What moral authority do you have to analyse it. What have you done in your country to get rid of the inhumane practices of honour killing and blatent rape supported by your legal system. It is like Arab countries analyzing pros and cons of democracy. Good or bad we are not in position to judge.
The problem with the Islamic world (which, UNFORTUNATELY is the fastest growing religion in the world) is that, the intellectual/academic investment is abysmal. As a result, rationality/reasoning is the same as it used to be a 1000 years ago.
Look at UAE/Qatar/Saudi/Kuwait and where they are investing their money. On mindless lavish mega projects. These people fail to look at the future beyond a couple of years.
What will happen when oil becomes irrelevant. In the field of science and technology, things become obsolete quickly. And when that day comes, what will these countries have to offer?
Women are not allowed to drive or vote.
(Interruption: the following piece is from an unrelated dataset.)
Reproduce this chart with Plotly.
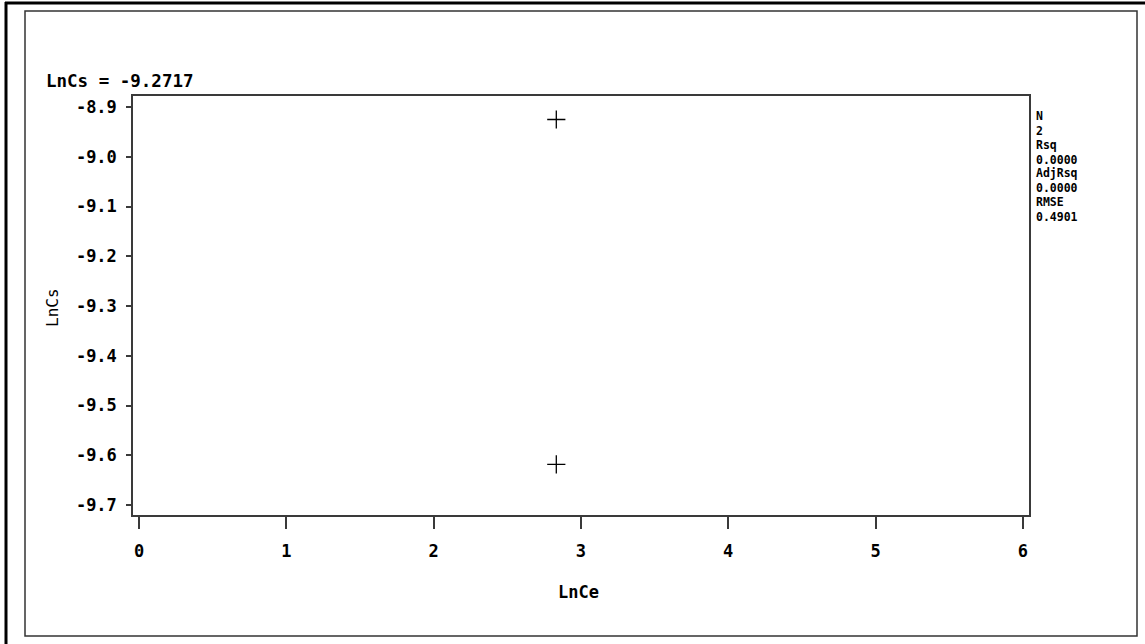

Is that a surprise?!!!
In this relatively brief yet laudatory article, most of the significant rights abuses in Saudi Arabia have been touched upon, including the lack of women and minority rights. Saudi Arabia also has an inherrent lack of human rights which needs to be adressed as well.
The writer's commitment to initiate a boycott of academic visits is also very commendable.
Saudi Arabia's policies have been put in place with a combination of the rulers, ultra conservative religious law givers influenced by a movement that has managed to introduce acrimony not only in Saudi Arabian society but over the years into other Muslim societies as well.
One can only hope the prevailing winds of the Arab spring can also touch Saudi Arabia to some extent.
But the regime of ex desert bandits draws legitimacy through the clergy and its extremist ideologies; reforms in Saudi state would destroy the monarchy
The king said that these changes are being made to conform to sharia laws. Surprise, indeed. If that was so, why was it not introduced before, as sharia exists for over 1400 years. More likely scenario is that it was done under pressure or influence of some big power, which happens to be friendly to Saudi kingdom and is non Muslim. So why these lies? Is honesty a treasure nor reserved for the pious? Pity the women who cannot decide for their own lives. Being elected for local bodies is more like window dressing. But it is a step in the right direction, although a very small one. I do not think I will live to see the day when women take the driving seat in that country. Pakistan's laws are like so much better. I suppose we can clap our shoulders for a few steps ahead.